TDMiL: Tiny Distributed Machine Learning for Microcontroller-Based Interconnected Devices

More and more, edge devices embark Artificial Neuron Networks. In this context, a trend is to simultaneously decentralize their training as much as possible while shrinking their resource requirements, both for inference and training-tasks that are typically intensive in terms of data, memory, and computation. At the edge's extremity, a specific challenge arises concerning the inclusion of microcontroller-based devices typically deployed in the IoT. So far, no general framework has been provided for that. Such devices not only have extremely challenging resource constraints (weak CPUs, slow network connections, memory budgets measured in kilobytes) but also exhibit high polymorphism, leading to large variability in computational performance among these devices. In this paper, we design and implement TDMiL, a versatile framework for distributed training, and transfer learning.
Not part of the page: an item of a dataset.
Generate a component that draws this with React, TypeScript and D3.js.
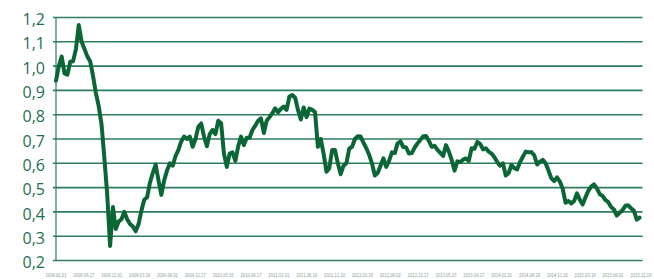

TDMiL interconnects and combines logical components including CoAPerator (a central aggregator) and various tiny embedded software runtimes that are specifically tailored for networks comprising heterogeneous, resource-constrained devices built on diverse types of microcontrollers. We report on experiments conducted with the TDMiL framework, which we use to comparatively evaluate several schemes devised to address computational variability among distributed learning microcontroller-based devices, i.e., stragglers. Additionally, we release the code of our implementation of TDMiL as an open-source project, which is compatible with common commercial off-the-shelf IoT hardware and a well-known open-access IoT testbed.